In this talk, I will address the above mentioned issues. First, I will present a comprehensive framework for analysis of computational imaging systems and provide explicit performance guarantees for many CI systems such as light field and extended-depth-of-field cameras. Second, I will show how camera array can be exploited to capture the various dimensions of light such as spectrum and angle. Capturing these dimensions leads to novel imaging capabilities such as post-capture refocussing, hyper-spectral imaging and natural image retouching. Finally, I will talk about how various machine learning techniques such as robust regression and matrix factorization can be used for solving many imaging problems.
Kaushik Mitra is currently a postdoctoral research associate in the Electrical and Computer Engineering department of Rice University. His research interests are in computational imaging, computer vision and statistical signal processing. He earned his Ph.D. in Electrical and Computer Engineering from the University of Maryland, College Park, where his research focus was on the development of statistical models and optimization algorithms for computer vision problems
Cross-modal Retrieval: Retrieval Across Different Content Modalities
Yahoo Labs, Bangalore
Date : 01/04/2014
In this talk, the problem of cross-modal retrieval from multimedia repositories is considered. This problem addresses the design of retrieval systems that support queries across content modalities, e.g., using an image to search for texts. A mathematical formulation is proposed, equating the design of cross-modal retrieval systems to that of isomorphic feature spaces for different content modalities. Two hypotheses are then investigated, regarding the fundamental attributes of these spaces. The ﬁrst is that low-level cross-modal correlations should be accounted for. The second is that the space should enable semantic abstraction. Three new solutions to the cross-modal retrieval problem are then derived from these hypotheses: correlation matching (CM), an unsupervised method which models cross-modal correlations, semantic matching (SM), a supervised technique that relies on semantic representation, and semantic correlation matching (SCM), which combines both. An extensive evaluation of retrieval performance is conducted to test the validity of the hypotheses. All approaches are shown successful for text retrieval in response to image queries and vice-versa. It is concluded that both hypotheses hold, in a complementary form, although the evidence in favor of the abstraction hypothesis is stronger than that for correlation.

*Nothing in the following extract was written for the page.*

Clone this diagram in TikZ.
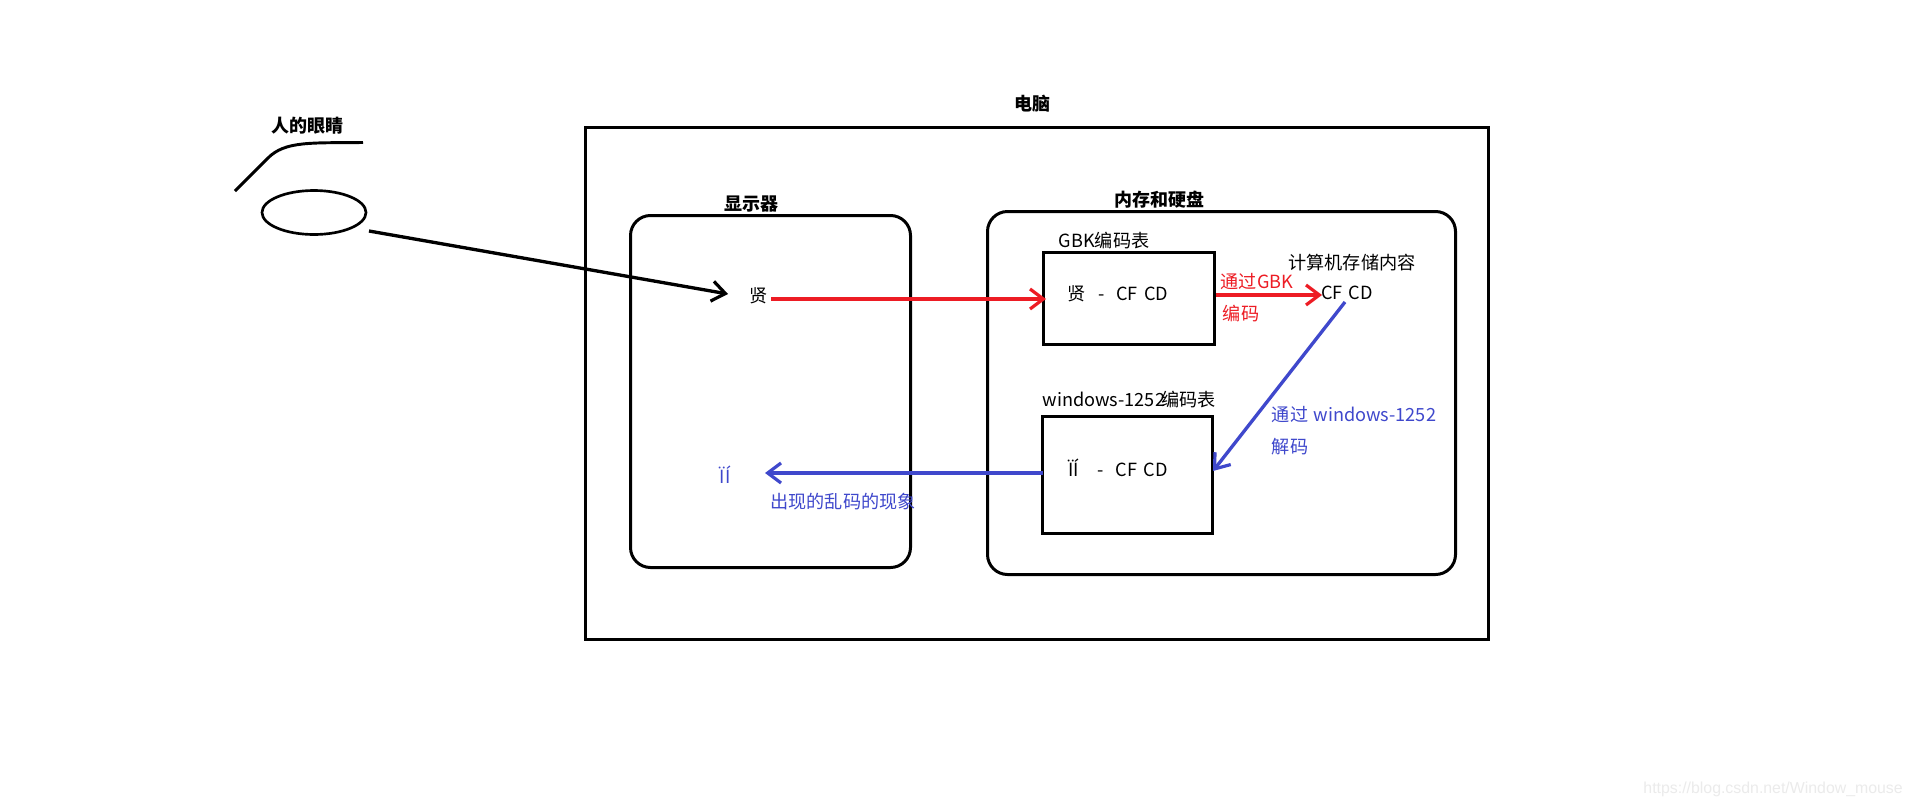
\documentclass[tikz,border=0pt]{standalone}
\usepackage{fontspec}
\usetikzlibrary{arrows.meta}
\setmainfont{Noto Sans CJK SC}
\newfontfamily\wmfont{Liberation Sans}
\definecolor{redline}{RGB}{237,28,36}
\definecolor{blueline}{RGB}{63,72,204}
\newcommand{\cfcd}{CF\kern1.5pt\ CD}
\tikzset{
  x=0.75pt,y=-0.75pt,
  boxline/.style={draw=black,line width=2.25pt},
  txt/.style={inner sep=0pt,font=\fontsize{13.6pt}{15pt}\selectfont},
  title/.style={inner sep=0pt,font=\fontsize{13.5pt}{15pt}\selectfont\bfseries},
  redtxt/.style={txt,text=redline},
  bluetxt/.style={txt,text=blueline},
  tip/.style={-{Straight Barb[length=10pt,width=15pt,line width=2.4pt]}},
  conn/.style={line width=2.5pt,tip},
}
\begin{document}
\begin{tikzpicture}
\useasboundingbox (0,0) rectangle (1912,807);
\fill[white] (0,0) rectangle (1912,807);
% boxes
\draw[boxline] (585.5,127.5) rectangle (1488.5,639.5);
\draw[boxline,rounded corners=15pt] (630.5,215.5) rectangle (910.5,567.5);
\draw[boxline,rounded corners=15pt] (987.5,211.5) rectangle (1455.5,574.5);
\draw[boxline] (1043.5,252.5) rectangle (1214.5,344.5);
\draw[boxline] (1042.5,416.5) rectangle (1212.5,533.5);
% anchors
\coordinate (eyeout) at (369,231);
\coordinate (scrA) at (728,294);
\coordinate (scrB) at (771,299);
\coordinate (gbkin) at (1046,299);
\coordinate (gbkout) at (1216,295);
\coordinate (cfin) at (1322,295);
\coordinate (cfout) at (1345,302);
\coordinate (winin) at (1213,471);
\coordinate (winout) at (1043,473);
\coordinate (scrC) at (765,473);
% eye
\draw[line width=2pt] (314,212.5) ellipse [x radius=52,y radius=22];
\draw[line width=2.2pt] (235,191) -- (268,158) .. controls (285,141) and (310,143) .. (363,142.5);
% connectors
\draw[conn,black] (eyeout) -- (scrA);
\draw[conn,redline] (scrB) -- (gbkin);
\draw[conn,redline] (gbkout) -- (cfin);
\draw[conn,blueline] (cfout) -- (winin);
\draw[conn,blueline] (winout) -- (scrC);
% titles
\node[title] (tpc) at (1032,104) {电脑};
\node[title] (teye) at (307,126) {人的眼睛};
\node[title] (tscr) at (751,204) {显示器};
\node[title] (tmem) at (1159,200) {内存和硬盘};
% texts
\node[txt] (tgbk) at (1104,241) {GBK编码表};
\node[txt] (tstore) at (1352,263) {计算机存储内容};
\node[txt] (tcf) at (1347,293) {\cfcd};
\node[txt] (txian) at (759,296) {贤};
\node[txt] (trow1) at (1118,294) {贤\kern 9pt-\kern 9pt\cfcd};
\node[redtxt] (tvia) at (1257,282) {通过GBK};
\node[redtxt] (tenc) at (1241,314) {编码};
\node[txt] (twin) at (1129,400) {windows-1252\kern-3pt编码表};
\node[txt] (trow2) at (1118,468) {ÏÍ\kern 14pt-\kern 9pt\cfcd};
\node[bluetxt] (tviaw) at (1354,415) {通过\kern1pt\ windows-1252};
\node[bluetxt] (tdec) at (1290,447) {解码};
\node[bluetxt] (tbad) at (725,475) {ÏÍ};
\node[bluetxt] (tmoj) at (843,502) {出现的乱码的现象};
\node[inner sep=0pt,anchor=east,text=black!8,font=\wmfont\fontsize{11.9pt}{14pt}\selectfont] (twm) at (1903,789) {https://blog.csdn.net/Window\_mouse};
\end{tikzpicture}
\end{document}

Nikhil Rasiwasia received the B.Tech degree in electrical engineering from Indian Institute of Technology Kanpur (India) in 2005. He received the MS and PhD degrees from the University of California, San Diego in 2007 and 2011 respectively, where he was a graduate student researcher at the Statistical Visual Computing Laboratory, in the ECE department. Currently, he is working as scientist for Yahoo Labs! Bangalore, India. In 2008, he was recognized as an `Emerging Leader in Multimedia' by IBM T. J. Watson Research. He also received the best student paper award at ACM Multimedia conference in 2010. His research interests are in the areas of computer vision and machine learning, in particular applying machine learning solutions to computer vision problems.

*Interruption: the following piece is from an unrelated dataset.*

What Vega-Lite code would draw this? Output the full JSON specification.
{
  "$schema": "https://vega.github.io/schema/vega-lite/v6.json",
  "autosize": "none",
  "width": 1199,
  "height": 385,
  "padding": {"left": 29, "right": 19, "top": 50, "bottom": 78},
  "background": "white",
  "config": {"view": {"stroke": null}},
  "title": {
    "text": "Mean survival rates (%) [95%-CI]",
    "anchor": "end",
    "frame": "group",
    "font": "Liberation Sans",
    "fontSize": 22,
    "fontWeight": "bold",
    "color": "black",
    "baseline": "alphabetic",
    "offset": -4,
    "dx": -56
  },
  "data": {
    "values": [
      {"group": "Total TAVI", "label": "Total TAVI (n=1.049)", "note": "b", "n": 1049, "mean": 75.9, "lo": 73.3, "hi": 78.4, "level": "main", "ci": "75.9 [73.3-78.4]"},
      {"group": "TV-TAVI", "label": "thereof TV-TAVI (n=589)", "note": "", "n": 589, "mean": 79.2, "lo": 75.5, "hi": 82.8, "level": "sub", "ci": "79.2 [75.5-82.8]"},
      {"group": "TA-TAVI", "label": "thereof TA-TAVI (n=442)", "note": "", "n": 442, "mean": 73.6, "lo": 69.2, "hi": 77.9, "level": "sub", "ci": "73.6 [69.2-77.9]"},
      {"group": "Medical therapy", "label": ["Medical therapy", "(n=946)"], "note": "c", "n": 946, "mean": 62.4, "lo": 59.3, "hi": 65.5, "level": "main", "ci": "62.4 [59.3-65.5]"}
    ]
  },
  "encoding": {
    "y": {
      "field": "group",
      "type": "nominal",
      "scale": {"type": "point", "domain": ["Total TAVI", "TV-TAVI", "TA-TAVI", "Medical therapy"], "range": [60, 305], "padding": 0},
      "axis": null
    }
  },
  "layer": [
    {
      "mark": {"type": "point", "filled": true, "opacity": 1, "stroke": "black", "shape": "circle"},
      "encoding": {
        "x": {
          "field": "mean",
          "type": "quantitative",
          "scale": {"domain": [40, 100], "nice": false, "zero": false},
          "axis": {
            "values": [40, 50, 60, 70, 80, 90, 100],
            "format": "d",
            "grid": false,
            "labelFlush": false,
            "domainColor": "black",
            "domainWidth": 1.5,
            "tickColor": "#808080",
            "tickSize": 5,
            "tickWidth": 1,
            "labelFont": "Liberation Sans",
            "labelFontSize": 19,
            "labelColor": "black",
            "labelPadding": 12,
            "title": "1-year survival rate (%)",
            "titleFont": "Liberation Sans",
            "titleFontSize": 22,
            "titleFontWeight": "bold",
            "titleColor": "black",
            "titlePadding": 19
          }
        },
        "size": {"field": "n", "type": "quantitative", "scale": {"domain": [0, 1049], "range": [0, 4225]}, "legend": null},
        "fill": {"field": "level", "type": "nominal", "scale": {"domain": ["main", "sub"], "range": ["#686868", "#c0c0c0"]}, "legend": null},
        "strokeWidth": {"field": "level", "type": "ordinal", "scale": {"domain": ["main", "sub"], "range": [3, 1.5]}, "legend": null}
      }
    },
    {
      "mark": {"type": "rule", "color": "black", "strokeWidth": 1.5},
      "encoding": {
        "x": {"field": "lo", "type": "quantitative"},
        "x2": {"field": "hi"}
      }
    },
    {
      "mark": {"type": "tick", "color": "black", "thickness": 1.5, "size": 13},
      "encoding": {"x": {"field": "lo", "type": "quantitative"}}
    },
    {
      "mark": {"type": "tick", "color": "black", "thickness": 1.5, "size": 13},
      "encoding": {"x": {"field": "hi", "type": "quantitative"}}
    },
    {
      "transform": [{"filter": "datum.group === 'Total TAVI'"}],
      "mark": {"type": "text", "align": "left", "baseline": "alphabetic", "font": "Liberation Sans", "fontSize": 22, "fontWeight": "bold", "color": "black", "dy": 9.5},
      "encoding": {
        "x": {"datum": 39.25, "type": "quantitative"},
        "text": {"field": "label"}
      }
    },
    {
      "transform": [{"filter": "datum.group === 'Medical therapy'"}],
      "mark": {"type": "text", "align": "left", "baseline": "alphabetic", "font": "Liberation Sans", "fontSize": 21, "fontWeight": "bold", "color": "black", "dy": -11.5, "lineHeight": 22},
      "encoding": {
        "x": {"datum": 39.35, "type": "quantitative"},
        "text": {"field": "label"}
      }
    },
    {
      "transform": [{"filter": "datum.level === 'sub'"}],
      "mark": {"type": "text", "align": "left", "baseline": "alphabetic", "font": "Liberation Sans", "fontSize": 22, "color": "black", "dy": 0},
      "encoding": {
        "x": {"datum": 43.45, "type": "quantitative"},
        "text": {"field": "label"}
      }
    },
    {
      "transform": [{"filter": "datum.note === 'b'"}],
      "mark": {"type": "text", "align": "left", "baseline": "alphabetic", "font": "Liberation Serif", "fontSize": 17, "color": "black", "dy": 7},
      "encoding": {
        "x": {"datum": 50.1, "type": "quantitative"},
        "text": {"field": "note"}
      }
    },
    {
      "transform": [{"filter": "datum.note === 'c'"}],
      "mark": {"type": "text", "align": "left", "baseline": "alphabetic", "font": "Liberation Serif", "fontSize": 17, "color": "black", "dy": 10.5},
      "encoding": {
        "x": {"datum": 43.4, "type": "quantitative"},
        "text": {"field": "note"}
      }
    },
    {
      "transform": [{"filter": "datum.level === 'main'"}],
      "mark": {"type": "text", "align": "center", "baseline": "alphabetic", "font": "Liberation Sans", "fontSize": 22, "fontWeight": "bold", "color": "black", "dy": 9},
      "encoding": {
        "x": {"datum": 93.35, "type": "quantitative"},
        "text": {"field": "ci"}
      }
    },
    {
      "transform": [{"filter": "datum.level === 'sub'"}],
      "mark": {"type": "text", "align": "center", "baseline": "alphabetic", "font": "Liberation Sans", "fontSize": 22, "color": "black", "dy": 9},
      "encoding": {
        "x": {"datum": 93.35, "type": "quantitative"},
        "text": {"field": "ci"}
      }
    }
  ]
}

Lifting 3D Manhattan Lines from a Single Image
University of California
Date : 10/01/2014
In the first part of the talk, I will present a novel and an efficient method for reconstructing the 3D arrangement of lines extracted from a single image, using vanishing points, orthogonal structure, and an optimization procedure that considers all plausible connectivity constraints between lines. Line detection identifies a large number of salient lines that intersect or nearly intersect in an image, but relatively a few of these apparent junctions correspond to real intersections in the 3D scene. We use linear programming (LP) to identify a minimal set of least-violated connectivity constraints that are sufficient to unambiguously reconstruct the 3D lines. In contrast to prior solutions that primarily focused on well-behaved synthetic line drawings with severely restricting assumptions, we develop an algorithm that can work on real images. The algorithm produces line reconstruction by identifying 95% correct connectivity constraints in York Urban database, with a total computation time of 1 second per image.

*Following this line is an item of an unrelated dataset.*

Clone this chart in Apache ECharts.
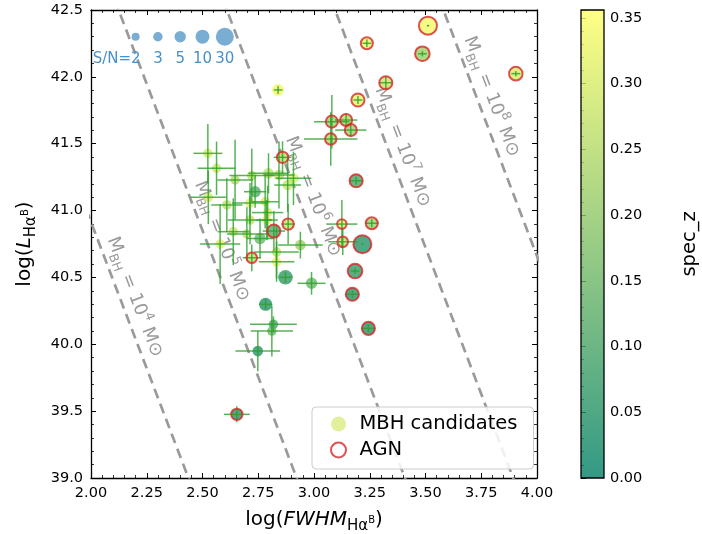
<!DOCTYPE html>
<html><head><meta charset="utf-8">
<script src="https://cdn.jsdelivr.net/npm/echarts@6/dist/echarts.min.js"></script>
<style>html,body{margin:0;padding:0;background:#fff}#c{width:702px;height:534px}</style>
</head><body><div id="c"></div>
<script>
// ---- data ----
const fwhm = [2.524,2.563,2.646,2.721,2.736,2.609,2.713,2.781,2.796,2.843,2.908,2.882,2.792,2.713,2.788,2.638,2.699,2.758,2.579,2.939,2.832,2.832,2.872,2.989,2.783,2.818,2.811,2.748,2.839,2.526,
  3.511,3.237,3.486,3.905,3.322,3.197,3.144,3.165,3.080,3.075,3.189,2.859,3.125,3.259,3.129,3.217,3.184,3.172,3.244,2.820,2.884,2.721,2.654];
const lumHa = [41.428,41.316,41.229,41.262,41.141,41.042,41.056,41.066,41.279,41.266,41.241,41.191,40.985,40.929,40.929,40.842,40.825,40.791,40.750,40.742,40.690,40.617,40.501,40.456,40.299,40.149,40.099,39.949,41.902,41.099,
  42.383,42.251,42.173,42.024,41.956,41.827,41.677,41.602,41.665,41.535,41.223,41.398,40.899,40.905,40.767,40.748,40.548,40.374,40.119,40.847,40.899,40.647,39.476];
const specZ = [0.30,0.29,0.25,0.26,0.12,0.26,0.31,0.30,0.27,0.27,0.31,0.28,0.30,0.27,0.32,0.28,0.26,0.15,0.32,0.22,0.27,0.32,0.07,0.15,0.05,0.10,0.15,0.05,0.34,0.30,
  0.34,0.33,0.22,0.30,0.28,0.32,0.25,0.22,0.22,0.25,0.10,0.27,0.30,0.22,0.27,0.05,0.07,0.05,0.05,0.12,0.28,0.27,0.05];
const snr = [3,3,3,3,5,3,3,3,4,4,4,4,3,3,3,3,3,5,3,4,3,3,12,5,8,3,3,4,6,3,
  30,6,12,9,8,8,6,6,6,5,8,5,3,6,4,30,12,8,8,8,5,4,5];
const fwhmErr = [0.065,0.085,0.08,0.1,0.05,0.07,0.08,0.06,0.09,0.07,0.08,0.06,0.07,0.1,0.05,0.07,0.09,0.06,0.09,0.1,0.1,0.08,0.03,0.063,0.03,0.105,0.095,0.1,0.02,0.08,
  0.005,0.02,0.02,0.02,0.03,0.02,0.05,0.07,0.08,0.12,0.03,0.04,0.07,0.03,0.065,0.005,0.02,0.03,0.03,0.05,0.03,0.04,0.058];
const lumErr = [0.22,0.2,0.3,0.2,0.12,0.2,0.15,0.2,0.15,0.25,0.2,0.2,0.2,0.18,0.15,0.25,0.2,0.15,0.3,0.1,0.2,0.15,0.04,0.085,0.04,0.06,0.19,0.15,0.03,0.2,
  0.005,0.03,0.02,0.02,0.05,0.03,0.05,0.05,0.2,0.2,0.03,0.12,0.18,0.03,0.1,0.005,0.02,0.03,0.03,0.15,0.15,0.1,0.06];
const isAGN = [0,0,0,0,0,0,0,0,0,0,0,0,0,0,0,0,0,0,0,0,0,0,0,0,0,0,0,0,0,0,
  1,1,1,1,1,1,1,1,1,1,1,1,1,1,1,1,1,1,1,1,1,1,1];
const massLines = [4,5,6,7,8];            // log M_BH of the constant-mass lines
const massLabelLum = [40.353,40.77,41.105,41.475,41.852];
const snLegendValues = [2,3,5,10,30];
const snLegendFwhm = [2.2,2.3,2.4,2.5,2.6];
const snLegendLum = 42.3;
const zMax = 0.356;

// ---- helpers ----
const FONT = 'DejaVu Sans';
function symSize(sn){ return 8 + 10*Math.log10(sn/2)/Math.log10(15); }
// logM = 6.57 + 0.47(logL-42) + 2.06(logFWHM-3)
function lumAt(m, fw){ return 42 + (m - 6.57 - 2.06*(fw-3))/0.47; }
function fwhmAt(m, l){ return 3 + (m - 6.57 - 0.47*(l-42))/2.06; }

const pts = fwhm.map((x,i)=>[x, lumHa[i], specZ[i], snr[i]]);
const errs = fwhm.map((x,i)=>[x, lumHa[i], fwhmErr[i], lumErr[i]]);
const agnPts = pts.filter((p,i)=>isAGN[i]===1);

const series = [];
massLines.forEach(m=>{
  series.push({type:'line', name:'M'+m, data:[[1.8, lumAt(m,1.8)],[4.3, lumAt(m,4.3)]],
    symbol:'none', silent:true, clip:true, z:1,
    lineStyle:{color:'#9a9a9a', width:2.7, type:[10,6]}});
});
series.push({type:'custom', name:'mlabels', z:2, silent:true,
  data: massLines.map((m,i)=>[fwhmAt(m, massLabelLum[i]), massLabelLum[i], m]),
  renderItem(params, api){
    const l = api.value(1), m = api.value(2);
    const p = api.coord([fwhmAt(m,l), l]);
    const p2 = api.coord([fwhmAt(m,l-1), l-1]);
    const ang = Math.atan2(p2[1]-p[1], p2[0]-p[0]);
    return {type:'text', x:p[0]+15, y:p[1], rotation:-ang,
      style:{text:'{m|M}{s|BH}{m| = 10}{p|'+m+'}{m| M⊙}', align:'center', verticalAlign:'middle',
        fill:'#9a9a9a',
        rich:{m:{fontFamily:FONT, fontSize:18, lineHeight:26, verticalAlign:'middle', fill:'#9a9a9a'},
              s:{fontFamily:FONT, fontSize:12.5, lineHeight:12, verticalAlign:'bottom', fill:'#9a9a9a'},
              p:{fontFamily:FONT, fontSize:12.5, lineHeight:12, verticalAlign:'top', fill:'#9a9a9a'}}}};
  }});
series.push({type:'scatter', name:'MBH candidates', data:pts, z:3,
  symbolSize:(v)=>symSize(v[3]), itemStyle:{opacity:0.8}});
series.push({type:'custom', name:'errors', z:4, silent:true, data:errs,
  encode:{x:0, y:1},
  renderItem(params, api){
    const x=api.value(0), y=api.value(1), xe=api.value(2), ye=api.value(3);
    const a=api.coord([x-xe,y]), b=api.coord([x+xe,y]), c=api.coord([x,y-ye]), d=api.coord([x,y+ye]);
    const st={stroke:'rgba(44,160,44,0.8)', lineWidth:1.5};
    return {type:'group', children:[
      {type:'line', shape:{x1:a[0],y1:a[1],x2:b[0],y2:b[1]}, style:st},
      {type:'line', shape:{x1:c[0],y1:c[1],x2:d[0],y2:d[1]}, style:st}]};
  }});
series.push({type:'scatter', name:'AGN', data:agnPts, z:5,
  symbolSize:(v)=>symSize(v[3]),
  itemStyle:{color:'rgba(0,0,0,0)', borderColor:'#d62728', borderWidth:2}});
series.push({type:'custom', name:'snlegend', z:5, silent:true,
  data: snLegendValues.map((s,i)=>[snLegendFwhm[i], snLegendLum, s, i]),
  renderItem(params, api){
    const p = api.coord([api.value(0), api.value(1)]);
    const s = api.value(2), i = api.value(3);
    const r = symSize(s)/2;
    const txt = i===0 ? 'S/N=2' : String(s);
    return {type:'group', children:[
      {type:'circle', shape:{cx:p[0], cy:p[1], r:r}, style:{fill:'rgba(31,119,180,0.6)'}},
      {type:'text', x: i===0 ? p[0]+5 : p[0], y:p[1]+22,
        style:{text:txt, fontFamily:FONT, fontSize:15, fill:'#4a90c8', align: i===0?'right':'center', verticalAlign:'middle'}}]};
  }});
// colorbar
series.push({type:'custom', name:'colorbar', xAxisIndex:2, yAxisIndex:2, silent:true,
  data:[[0,0]],
  renderItem(params, api){
    const a = api.coord([0,0]), b = api.coord([1,zMax]);
    return {type:'group', children:[
      {type:'rect', shape:{x:a[0], y:b[1], width:b[0]-a[0], height:a[1]-b[1]},
       style:{fill:new echarts.graphic.LinearGradient(0,1,0,0,[{offset:0,color:'#008066'},{offset:1,color:'#ffff66'}]), opacity:0.8}},
      {type:'rect', shape:{x:a[0], y:b[1], width:b[0]-a[0], height:a[1]-b[1]},
       style:{fill:'none', stroke:'#000', lineWidth:1.3}}]};
  }});

const axisFont = {fontFamily:FONT, fontSize:14.5, color:'#000'};
const tickIn = {show:true, inside:true, length:5, lineStyle:{color:'#000', width:1}};
const minorIn = {show:true, splitNumber:5, length:3, lineStyle:{color:'#000', width:0.8}};
const nameRich = {
  n:{fontFamily:FONT, fontSize:20, lineHeight:28, verticalAlign:'middle', color:'#000'},
  i:{fontFamily:FONT, fontSize:20, fontStyle:'italic', lineHeight:28, verticalAlign:'middle', color:'#000'},
  s:{fontFamily:FONT, fontSize:15, lineHeight:14, verticalAlign:'bottom', color:'#000'},
  t:{fontFamily:FONT, fontSize:10, lineHeight:9, verticalAlign:'bottom', padding:[0,0,9,0], color:'#000'}
};

const option = {
  backgroundColor:'#fff',
  animation:false,
  grid:[{left:91, top:10, width:446, height:468, outerBoundsMode:'none', containLabel:false},
        {left:581, top:10, width:23, height:468, outerBoundsMode:'none', containLabel:false}],
  xAxis:[
    {type:'value', gridIndex:0, min:2, max:4, interval:0.25,
     axisLine:{show:true, onZero:false, lineStyle:{color:'#000', width:1.3}},
     axisTick:tickIn, minorTick:minorIn, splitLine:{show:false},
     axisLabel:{...axisFont, margin:8, formatter:(v)=>v.toFixed(2)},
     name:'{n|log(}{i|FWHM}{s|Hα}{t|B}{n|)}', nameLocation:'middle', nameGap:28,
     nameTextStyle:{rich:nameRich}},
    {type:'value', gridIndex:0, position:'top', min:2, max:4, interval:0.25,
     axisLine:{show:true, onZero:false, lineStyle:{color:'#000', width:1.3}},
     axisTick:tickIn, minorTick:minorIn, splitLine:{show:false}, axisLabel:{show:false}},
    {type:'value', gridIndex:1, min:0, max:1, show:false}
  ],
  yAxis:[
    {type:'value', gridIndex:0, min:39, max:42.5, interval:0.5,
     axisLine:{show:true, onZero:false, lineStyle:{color:'#000', width:1.3}},
     axisTick:tickIn, minorTick:minorIn, splitLine:{show:false},
     axisLabel:{...axisFont, margin:8, formatter:(v)=>v.toFixed(1)},
     name:'{n|log(}{i|L}{s|Hα}{t|B}{n|)}', nameLocation:'middle', nameGap:52, nameRotate:90,
     nameTextStyle:{rich:nameRich}},
    {type:'value', gridIndex:0, position:'right', min:39, max:42.5, interval:0.5,
     axisLine:{show:true, onZero:false, lineStyle:{color:'#000', width:1.3}},
     axisTick:tickIn, minorTick:minorIn, splitLine:{show:false}, axisLabel:{show:false}},
    {type:'value', gridIndex:1, position:'right', min:0, max:zMax, interval:0.05,
     axisLine:{show:false},
     axisTick:{show:true, inside:false, length:5, lineStyle:{color:'#000', width:1}},
     minorTick:{show:true, splitNumber:5, length:3, lineStyle:{color:'#000', width:0.8}},
     splitLine:{show:false},
     axisLabel:{...axisFont, margin:6, showMaxLabel:false, formatter:(v)=>Math.abs(v/0.05-Math.round(v/0.05))<1e-6 ? v.toFixed(2) : ''},
     name:'spec_z', nameLocation:'middle', nameGap:76, nameRotate:90,
     nameTextStyle:{fontFamily:FONT, fontSize:19.5, color:'#000'}}
  ],
  visualMap:{type:'continuous', show:false, min:0, max:zMax, dimension:2, seriesIndex:[series.findIndex(s=>s.name==='MBH candidates')],
    inRange:{color:['#008066','#ffff66']}},
  legend:{left:312, top:407, orient:'vertical', itemWidth:32, itemHeight:15, itemGap:6,
    padding:[7,16,9,18], backgroundColor:'rgba(255,255,255,0.85)', borderColor:'#cccccc', borderWidth:1, borderRadius:4,
    textStyle:{fontFamily:FONT, fontSize:19.5, lineHeight:20, color:'#000'},
    data:[{name:'MBH candidates', icon:'circle', itemStyle:{color:'#d8ec84', borderWidth:0}},
          {name:'AGN', icon:'circle', itemStyle:{color:'#ffffff', borderColor:'#d62728', borderWidth:2}}]},
  series:series
};
const chart = echarts.init(document.getElementById('c'), null, {renderer:'canvas'});
chart.setOption(option);
</script></body></html>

In the second part of the talk, I will briefly mention about my other work in graphical models, robotics, geo-localization, generic camera modeling and 3D reconstruction.
Srikumar Ramalingam is a Principal Research Scientist at Mitsubishi Electric Research Lab (MERL). He received his B.E from Anna University (Guindy) in India and his M.S from University of California (Santa Cruz) in USA. He received a Marie Curie Fellowship from European Union to pursue his studies at INRIA Rhone Alpes (France) and he obtained his PhD in 2007. His thesis on generic imaging models received INPG best thesis prize and AFRIF thesis prize (honorable mention) from the French Association for Pattern Recognition. After his PhD, he spent two years in Oxford working as a research associate in Oxford Brookes University, while being an associate member in visual geometry group in Oxford University. He has published more than 30 papers in flagship conferences such as CVPR, ICCV, SIGGRAPH ASIA and ECCV. He has co-edited journals, coauthored books, given tutorials and organized workshops on topics such as multi-view geometry and discrete optimization. His research interests are in computer vision, machine learning and robotics problems.